In Venkata Lingama Nayanim Bahadur Varu v. Rajagopala Venkata Narasimha Rayanim Bahadur Varu, AIR 1947 Mad 216, Patanjali Sastri, J., as he then was, stated the rule in these terms:
'Be that as it may, their decision has no application in the present case where the respondent was actually executing his decree, and if, in relation to that proceeding, he puts forward, any fraudulent act of the appellant as a ground of exemption under Section 48(2)(a), it is, in our judgment, necessary for him, in order to succeed, to establish that the fraudulent act complained of hindered or checked in some way the proceeding which he was prosecuting.'
On the facts of that case, however, the decree-holder failed to establish that point, and therefore was not entitled to the exemption. These are sufficient for holding, that the existence of other properties which could be proceeded against, which itself cannot be definitely stated until the objections of the appellants, if any, to the attachment and sale of such properties have been filed and decided, did not prevent the execution of the decree within the meaning of Section 48(2)(a).

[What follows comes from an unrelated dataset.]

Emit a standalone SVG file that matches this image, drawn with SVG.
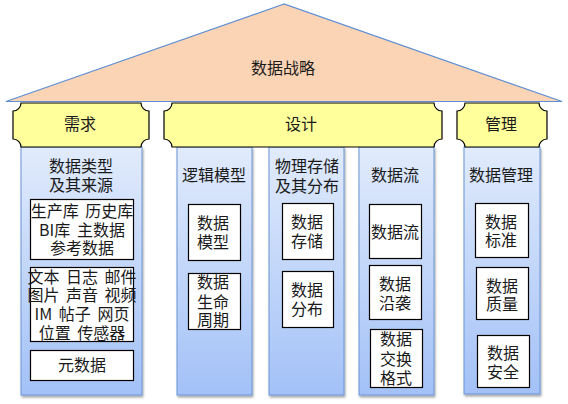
<svg xmlns="http://www.w3.org/2000/svg" width="568" height="404" viewBox="0 0 568 404">
<defs>
<linearGradient id="colg" x1="0" y1="0" x2="0" y2="1">
<stop offset="0" stop-color="#E1EBFC"/>
<stop offset="1" stop-color="#A3C1F7"/>
</linearGradient>
<filter id="sh" x="-10%" y="-10%" width="130%" height="130%">
<feDropShadow dx="1" dy="2" stdDeviation="1.2" flood-color="#000" flood-opacity="0.35"/>
</filter>
</defs>
<style>
text{font-family:"Noto Sans CJK SC","Noto Sans",sans-serif;font-size:16px;fill:#1a1a1a;text-anchor:middle}
.ws{word-spacing:3px}
.col{fill:url(#colg);stroke:#6A95D6;stroke-width:1;filter:url(#sh)}
.box{fill:#fff;stroke:#000;stroke-width:1.2}
.plq{fill:#FFFF9B;stroke:#000;stroke-width:1.2}
.roof{fill:#FAD4B5;stroke:#5E8ED4;stroke-width:1.2}
</style>
<g id="roof">
<polygon class="roof" points="284,4 6,101.5 562,101.5"/>
<text x="283" y="74">数据战略</text>
</g>
<g id="col-demand">
<rect class="col" x="21" y="147" width="121" height="248"/>
<text x="81" y="172">数据类型</text>
<text x="81" y="191">及其来源</text>
<rect class="box" x="30.5" y="199.5" width="103" height="60"/>
<text class="ws" x="82" y="217">生产库 历史库</text>
<text class="ws" x="82" y="236">BI库 主数据</text>
<text x="82" y="254">参考数据</text>
<rect class="box" x="30.5" y="267.5" width="103" height="74"/>
<text class="ws" x="82" y="283">文本 日志 邮件</text>
<text class="ws" x="82" y="301">图片 声音 视频</text>
<text class="ws" x="82" y="320">IM 帖子 网页</text>
<text class="ws" x="82" y="339">位置 传感器</text>
<rect class="box" x="30.5" y="350.5" width="103" height="30"/>
<text x="82" y="371">元数据</text>
</g>
<g id="col-logic">
<rect class="col" x="177" y="147" width="75" height="248"/>
<text x="214" y="181">逻辑模型</text>
<rect class="box" x="188.5" y="204.5" width="52" height="56"/>
<text x="213" y="229">数据</text>
<text x="213" y="248">模型</text>
<rect class="box" x="188.5" y="273.5" width="52" height="56"/>
<text x="213" y="288">数据</text>
<text x="213" y="308">生命</text>
<text x="213" y="326">周期</text>
</g>
<g id="col-physical">
<rect class="col" x="269" y="147" width="75" height="248"/>
<text x="307" y="172">物理存储</text>
<text x="307" y="192">及其分布</text>
<rect class="box" x="282.5" y="203.5" width="51" height="56"/>
<text x="307" y="228">数据</text>
<text x="307" y="247">存储</text>
<rect class="box" x="282.5" y="271.5" width="51" height="56"/>
<text x="307" y="296">数据</text>
<text x="307" y="315">分布</text>
</g>
<g id="col-flow">
<rect class="col" x="359" y="147" width="75" height="248"/>
<text x="395" y="181">数据流</text>
<rect class="box" x="369.5" y="204.5" width="52" height="54"/>
<text x="395" y="238">数据流</text>
<rect class="box" x="369.5" y="265.5" width="52" height="54"/>
<text x="395" y="290">数据</text>
<text x="395" y="309">沿袭</text>
<rect class="box" x="370.5" y="329.5" width="52" height="58"/>
<text x="396" y="345">数据</text>
<text x="396" y="365">交换</text>
<text x="396" y="384">格式</text>
</g>
<g id="col-manage">
<rect class="col" x="464" y="147" width="76" height="247"/>
<text x="501" y="181">数据管理</text>
<rect class="box" x="475.5" y="203.5" width="53" height="54"/>
<text x="501" y="228">数据</text>
<text x="501" y="246">标准</text>
<rect class="box" x="476.5" y="267.5" width="52" height="52"/>
<text x="502" y="292">数据</text>
<text x="502" y="310">质量</text>
<rect class="box" x="477.5" y="335.5" width="52" height="52"/>
<text x="503" y="359">数据</text>
<text x="503" y="378">安全</text>
</g>
<g id="plaque-demand">
<path class="plq" d="M21,103 L141,103 A8,8 0 0 0 149,111 L149,139 A8,8 0 0 0 141,147 L21,147 A8,8 0 0 0 13,139 L13,111 A8,8 0 0 0 21,103 Z"/>
<text x="80" y="130">需求</text>
</g>
<g id="plaque-design">
<path class="plq" d="M172,103 L434,103 A8,8 0 0 0 442,111 L442,139 A8,8 0 0 0 434,147 L172,147 A8,8 0 0 0 164,139 L164,111 A8,8 0 0 0 172,103 Z"/>
<text x="301" y="130">设计</text>
</g>
<g id="plaque-manage">
<path class="plq" d="M465,103 L539,103 A8,8 0 0 0 547,111 L547,139 A8,8 0 0 0 539,147 L465,147 A8,8 0 0 0 457,139 L457,111 A8,8 0 0 0 465,103 Z"/>
<text x="501" y="130">管理</text>
</g>
<g id="connectors"></g>
</svg>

4. It was also suggested that the respondents had not been vigilant in the prosecution of the proceedings in execution of the decree. We are surprised to bear this argument, when the deceased judgment-debtor had evaded arrest on twenty-two occasions; the basis of the argument was again, that the properties were not proceeded against. With this, we think, we have dealt sufficiently, perhaps it is only necessary to add, that diligence or the absence of it on the part of the respondents is not to be viewed or adjudged compartmentally. They have been prosecuting the execution proceedings with due diligence and if that is a condition for the application of Section 48(2)(a), as to which we express no opinion, that too is fulfilled.
5. The appeal is without merit, and is dismissed with costs.